In constructing this new administrative building adjacent to Stuttgart Airport, the Stuttgart office of Ed. Züblin AG (with around 1,100 employees and a turnover of 635 million euros in 2015) is using lean principles with targeted taktbased planning and control. The building, which consists of three organically shaped parts, will have a surface area of nearly 250,000 square meters. That does not make orientation very easy. The planning for the project divided the construction site into takt-based sectors. Each sector has a stop, where the construction material for that sector can be dropped off.

System “stop” idea

The “stop” idea arose in the course of a lean construction project with Porsche Consulting. Poorly coordinated material supplies, insufficient guidance for shipping companies, and space problems at construction sites often lead to materials not being delivered where they are needed. That in turn often leads to completely superfluous labor being put into moving material around. For example, tiles might be moved several dozen times before they finally end up on the walls. But this problem can be solved by the “bus line” principle.

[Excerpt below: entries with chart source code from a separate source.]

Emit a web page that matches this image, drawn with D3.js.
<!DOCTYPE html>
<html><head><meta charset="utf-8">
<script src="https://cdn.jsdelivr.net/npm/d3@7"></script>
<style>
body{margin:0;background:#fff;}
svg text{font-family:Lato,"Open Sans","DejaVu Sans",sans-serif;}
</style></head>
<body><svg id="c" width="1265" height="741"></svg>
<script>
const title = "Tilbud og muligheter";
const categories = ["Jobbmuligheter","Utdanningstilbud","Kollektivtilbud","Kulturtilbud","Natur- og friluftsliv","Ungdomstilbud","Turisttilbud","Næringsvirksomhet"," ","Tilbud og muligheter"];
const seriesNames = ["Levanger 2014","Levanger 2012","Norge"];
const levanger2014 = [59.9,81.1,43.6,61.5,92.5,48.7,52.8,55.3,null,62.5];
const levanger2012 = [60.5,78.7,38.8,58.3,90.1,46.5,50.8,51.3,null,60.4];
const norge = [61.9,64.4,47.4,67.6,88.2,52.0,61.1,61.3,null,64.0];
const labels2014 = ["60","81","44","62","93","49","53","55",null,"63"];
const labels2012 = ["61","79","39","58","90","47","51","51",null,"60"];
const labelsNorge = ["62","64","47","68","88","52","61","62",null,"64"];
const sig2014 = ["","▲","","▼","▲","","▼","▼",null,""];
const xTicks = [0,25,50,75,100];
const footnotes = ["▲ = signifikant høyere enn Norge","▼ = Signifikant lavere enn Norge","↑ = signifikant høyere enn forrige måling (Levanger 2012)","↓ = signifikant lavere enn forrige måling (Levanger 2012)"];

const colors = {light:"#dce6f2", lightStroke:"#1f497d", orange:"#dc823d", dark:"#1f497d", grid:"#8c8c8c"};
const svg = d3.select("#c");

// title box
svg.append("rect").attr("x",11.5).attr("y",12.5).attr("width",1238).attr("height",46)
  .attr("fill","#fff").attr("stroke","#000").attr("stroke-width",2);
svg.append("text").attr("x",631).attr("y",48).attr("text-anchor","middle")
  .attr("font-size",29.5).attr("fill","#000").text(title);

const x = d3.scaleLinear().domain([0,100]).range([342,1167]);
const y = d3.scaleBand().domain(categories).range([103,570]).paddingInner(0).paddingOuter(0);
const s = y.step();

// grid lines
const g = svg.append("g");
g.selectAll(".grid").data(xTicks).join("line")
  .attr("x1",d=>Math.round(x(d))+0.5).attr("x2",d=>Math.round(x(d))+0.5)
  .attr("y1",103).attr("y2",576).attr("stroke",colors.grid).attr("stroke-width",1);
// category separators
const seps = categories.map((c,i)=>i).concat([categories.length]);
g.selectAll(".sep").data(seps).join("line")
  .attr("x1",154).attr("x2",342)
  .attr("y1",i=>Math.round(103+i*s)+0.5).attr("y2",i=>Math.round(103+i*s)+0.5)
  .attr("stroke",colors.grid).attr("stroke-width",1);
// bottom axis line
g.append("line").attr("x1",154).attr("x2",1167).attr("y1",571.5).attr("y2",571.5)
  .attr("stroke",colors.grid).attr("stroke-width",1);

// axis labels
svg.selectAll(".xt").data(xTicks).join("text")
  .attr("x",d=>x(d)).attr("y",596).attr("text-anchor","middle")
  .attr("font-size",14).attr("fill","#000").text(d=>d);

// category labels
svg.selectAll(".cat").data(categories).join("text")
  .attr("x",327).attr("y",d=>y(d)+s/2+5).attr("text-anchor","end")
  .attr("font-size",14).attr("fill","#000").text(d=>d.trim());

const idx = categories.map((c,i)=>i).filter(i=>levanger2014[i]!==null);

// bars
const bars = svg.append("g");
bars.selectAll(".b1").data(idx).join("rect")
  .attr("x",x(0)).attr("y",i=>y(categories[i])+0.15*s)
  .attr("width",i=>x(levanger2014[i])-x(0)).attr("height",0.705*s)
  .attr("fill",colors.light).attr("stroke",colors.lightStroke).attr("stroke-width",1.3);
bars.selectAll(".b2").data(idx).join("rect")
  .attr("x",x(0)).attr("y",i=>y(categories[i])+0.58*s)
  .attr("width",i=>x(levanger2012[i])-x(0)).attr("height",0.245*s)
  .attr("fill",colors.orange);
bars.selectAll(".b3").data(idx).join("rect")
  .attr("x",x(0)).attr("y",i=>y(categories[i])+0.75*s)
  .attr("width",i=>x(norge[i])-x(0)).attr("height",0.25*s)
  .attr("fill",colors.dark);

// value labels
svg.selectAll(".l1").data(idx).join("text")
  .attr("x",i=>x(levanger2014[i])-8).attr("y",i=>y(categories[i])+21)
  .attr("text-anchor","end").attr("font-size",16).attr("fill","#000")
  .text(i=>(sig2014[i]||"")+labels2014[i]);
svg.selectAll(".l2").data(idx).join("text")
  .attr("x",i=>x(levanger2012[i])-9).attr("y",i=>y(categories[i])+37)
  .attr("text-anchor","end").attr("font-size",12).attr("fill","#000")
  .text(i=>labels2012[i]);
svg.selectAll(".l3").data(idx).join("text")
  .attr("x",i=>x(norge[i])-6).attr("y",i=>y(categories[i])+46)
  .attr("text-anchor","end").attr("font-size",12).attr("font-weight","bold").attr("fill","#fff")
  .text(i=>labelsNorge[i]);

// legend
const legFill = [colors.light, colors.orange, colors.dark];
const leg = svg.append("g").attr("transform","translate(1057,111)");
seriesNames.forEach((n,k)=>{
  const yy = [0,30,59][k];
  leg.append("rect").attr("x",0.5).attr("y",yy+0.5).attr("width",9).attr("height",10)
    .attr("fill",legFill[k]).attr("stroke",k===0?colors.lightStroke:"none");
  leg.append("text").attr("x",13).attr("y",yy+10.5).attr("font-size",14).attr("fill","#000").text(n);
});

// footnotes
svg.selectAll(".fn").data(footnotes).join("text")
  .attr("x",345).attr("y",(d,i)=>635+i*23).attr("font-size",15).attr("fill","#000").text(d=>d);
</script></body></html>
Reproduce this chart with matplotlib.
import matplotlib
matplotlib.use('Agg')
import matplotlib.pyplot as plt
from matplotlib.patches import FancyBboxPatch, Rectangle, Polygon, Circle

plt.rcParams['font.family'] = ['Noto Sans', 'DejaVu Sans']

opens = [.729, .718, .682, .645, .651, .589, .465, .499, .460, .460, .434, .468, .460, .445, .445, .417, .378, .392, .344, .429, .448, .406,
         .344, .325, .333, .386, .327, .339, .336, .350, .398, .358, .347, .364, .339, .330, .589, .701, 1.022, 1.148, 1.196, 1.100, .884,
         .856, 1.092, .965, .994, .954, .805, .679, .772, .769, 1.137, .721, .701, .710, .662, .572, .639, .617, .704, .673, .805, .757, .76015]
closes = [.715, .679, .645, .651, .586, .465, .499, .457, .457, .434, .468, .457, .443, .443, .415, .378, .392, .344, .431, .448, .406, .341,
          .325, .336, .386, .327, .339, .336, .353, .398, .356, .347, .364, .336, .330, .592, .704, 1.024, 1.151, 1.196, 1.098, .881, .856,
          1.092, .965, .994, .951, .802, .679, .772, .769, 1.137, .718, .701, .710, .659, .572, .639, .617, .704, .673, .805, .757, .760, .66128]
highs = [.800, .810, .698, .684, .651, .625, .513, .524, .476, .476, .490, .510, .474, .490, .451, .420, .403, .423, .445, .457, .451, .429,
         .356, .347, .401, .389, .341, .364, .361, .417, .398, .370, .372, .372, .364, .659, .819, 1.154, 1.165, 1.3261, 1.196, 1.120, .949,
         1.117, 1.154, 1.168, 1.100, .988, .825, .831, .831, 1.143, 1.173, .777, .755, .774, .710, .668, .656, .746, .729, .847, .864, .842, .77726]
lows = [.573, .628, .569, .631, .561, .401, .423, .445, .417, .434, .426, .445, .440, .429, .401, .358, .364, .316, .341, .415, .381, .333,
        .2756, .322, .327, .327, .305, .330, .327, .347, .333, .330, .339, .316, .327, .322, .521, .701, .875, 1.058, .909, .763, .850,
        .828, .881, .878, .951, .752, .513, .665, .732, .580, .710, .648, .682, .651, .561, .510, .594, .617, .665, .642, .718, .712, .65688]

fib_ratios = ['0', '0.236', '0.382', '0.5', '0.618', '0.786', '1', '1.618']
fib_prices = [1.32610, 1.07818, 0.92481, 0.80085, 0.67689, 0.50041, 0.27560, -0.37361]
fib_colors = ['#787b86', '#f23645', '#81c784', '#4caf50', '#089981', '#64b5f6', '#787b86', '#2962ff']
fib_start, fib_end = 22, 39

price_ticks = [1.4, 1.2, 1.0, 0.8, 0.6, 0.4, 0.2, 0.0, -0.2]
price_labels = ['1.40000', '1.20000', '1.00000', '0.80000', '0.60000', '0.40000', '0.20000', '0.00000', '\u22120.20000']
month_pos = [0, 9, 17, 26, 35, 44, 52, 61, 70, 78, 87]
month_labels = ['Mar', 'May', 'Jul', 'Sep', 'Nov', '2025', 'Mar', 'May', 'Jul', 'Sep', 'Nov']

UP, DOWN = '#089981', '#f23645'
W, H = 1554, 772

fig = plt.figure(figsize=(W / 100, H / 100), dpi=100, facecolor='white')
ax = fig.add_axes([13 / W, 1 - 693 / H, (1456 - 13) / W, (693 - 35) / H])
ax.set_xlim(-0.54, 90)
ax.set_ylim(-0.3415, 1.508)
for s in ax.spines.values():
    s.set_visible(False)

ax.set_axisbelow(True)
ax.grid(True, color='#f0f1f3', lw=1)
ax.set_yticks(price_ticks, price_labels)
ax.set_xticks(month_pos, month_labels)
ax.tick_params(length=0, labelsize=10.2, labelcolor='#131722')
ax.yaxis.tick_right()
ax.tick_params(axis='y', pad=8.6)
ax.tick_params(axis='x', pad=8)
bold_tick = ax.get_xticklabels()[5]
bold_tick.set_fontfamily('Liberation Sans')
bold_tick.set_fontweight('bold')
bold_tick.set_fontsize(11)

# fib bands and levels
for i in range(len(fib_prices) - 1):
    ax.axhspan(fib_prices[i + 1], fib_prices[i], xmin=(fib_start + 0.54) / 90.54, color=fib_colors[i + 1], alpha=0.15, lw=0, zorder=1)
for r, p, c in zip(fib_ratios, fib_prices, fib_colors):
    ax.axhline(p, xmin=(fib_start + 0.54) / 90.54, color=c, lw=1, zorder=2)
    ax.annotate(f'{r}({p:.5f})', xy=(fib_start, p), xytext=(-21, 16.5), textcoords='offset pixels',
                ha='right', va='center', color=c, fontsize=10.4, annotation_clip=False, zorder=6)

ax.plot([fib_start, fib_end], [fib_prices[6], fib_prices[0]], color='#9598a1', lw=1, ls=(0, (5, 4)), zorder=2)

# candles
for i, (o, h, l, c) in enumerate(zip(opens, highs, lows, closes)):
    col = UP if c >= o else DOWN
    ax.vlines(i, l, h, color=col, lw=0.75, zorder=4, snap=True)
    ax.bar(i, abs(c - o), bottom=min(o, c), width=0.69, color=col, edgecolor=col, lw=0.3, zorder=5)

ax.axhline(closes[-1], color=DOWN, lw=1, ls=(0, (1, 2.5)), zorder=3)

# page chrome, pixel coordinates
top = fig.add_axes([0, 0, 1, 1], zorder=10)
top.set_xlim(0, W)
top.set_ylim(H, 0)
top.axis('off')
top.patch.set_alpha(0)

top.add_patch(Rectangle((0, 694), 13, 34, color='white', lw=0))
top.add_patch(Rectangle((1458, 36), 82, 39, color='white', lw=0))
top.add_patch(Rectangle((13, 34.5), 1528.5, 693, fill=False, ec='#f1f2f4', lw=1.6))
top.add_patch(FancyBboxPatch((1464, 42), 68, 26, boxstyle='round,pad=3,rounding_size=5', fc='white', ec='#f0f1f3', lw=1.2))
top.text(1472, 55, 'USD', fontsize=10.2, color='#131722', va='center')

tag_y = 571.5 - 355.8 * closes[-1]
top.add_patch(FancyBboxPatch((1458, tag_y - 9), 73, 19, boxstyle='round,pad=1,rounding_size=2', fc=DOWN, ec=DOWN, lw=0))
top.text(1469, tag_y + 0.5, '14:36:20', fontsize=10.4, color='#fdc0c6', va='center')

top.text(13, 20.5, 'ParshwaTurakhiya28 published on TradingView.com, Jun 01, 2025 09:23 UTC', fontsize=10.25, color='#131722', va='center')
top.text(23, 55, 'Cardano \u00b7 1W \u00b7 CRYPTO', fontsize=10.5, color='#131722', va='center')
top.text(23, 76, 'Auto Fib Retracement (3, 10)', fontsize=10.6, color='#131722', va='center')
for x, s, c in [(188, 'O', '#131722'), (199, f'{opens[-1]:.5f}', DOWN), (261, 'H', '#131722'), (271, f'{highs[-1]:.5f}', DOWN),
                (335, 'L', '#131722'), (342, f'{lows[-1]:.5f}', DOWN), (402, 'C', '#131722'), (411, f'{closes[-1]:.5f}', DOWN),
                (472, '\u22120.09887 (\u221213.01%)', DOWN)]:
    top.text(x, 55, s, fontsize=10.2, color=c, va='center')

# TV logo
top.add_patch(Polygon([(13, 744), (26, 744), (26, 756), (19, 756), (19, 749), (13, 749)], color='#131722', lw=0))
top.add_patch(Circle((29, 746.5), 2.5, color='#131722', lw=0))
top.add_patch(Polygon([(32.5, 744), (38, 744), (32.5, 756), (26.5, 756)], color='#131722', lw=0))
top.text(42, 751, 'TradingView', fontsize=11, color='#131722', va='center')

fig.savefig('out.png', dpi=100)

On closer inspection, each stop consists of a piece of particle board bolted to a wooden post on a stand. More than 80 of these signs were made for Züblin’s construction site in Stuttgart. Each stop has a number that serves as a delivery address within the building. “A delivery is only allowed onto the site if it has a precise address,” says Malek. An overview of the site is provided in the form of a pocket-sized map to show delivery companies how to reach the right drop-off location. Site manager Eva Isaksson is quick to point out the advantages of the system. “We know where any given set of material is at all times. And it’s also immediately clear if something is missing.”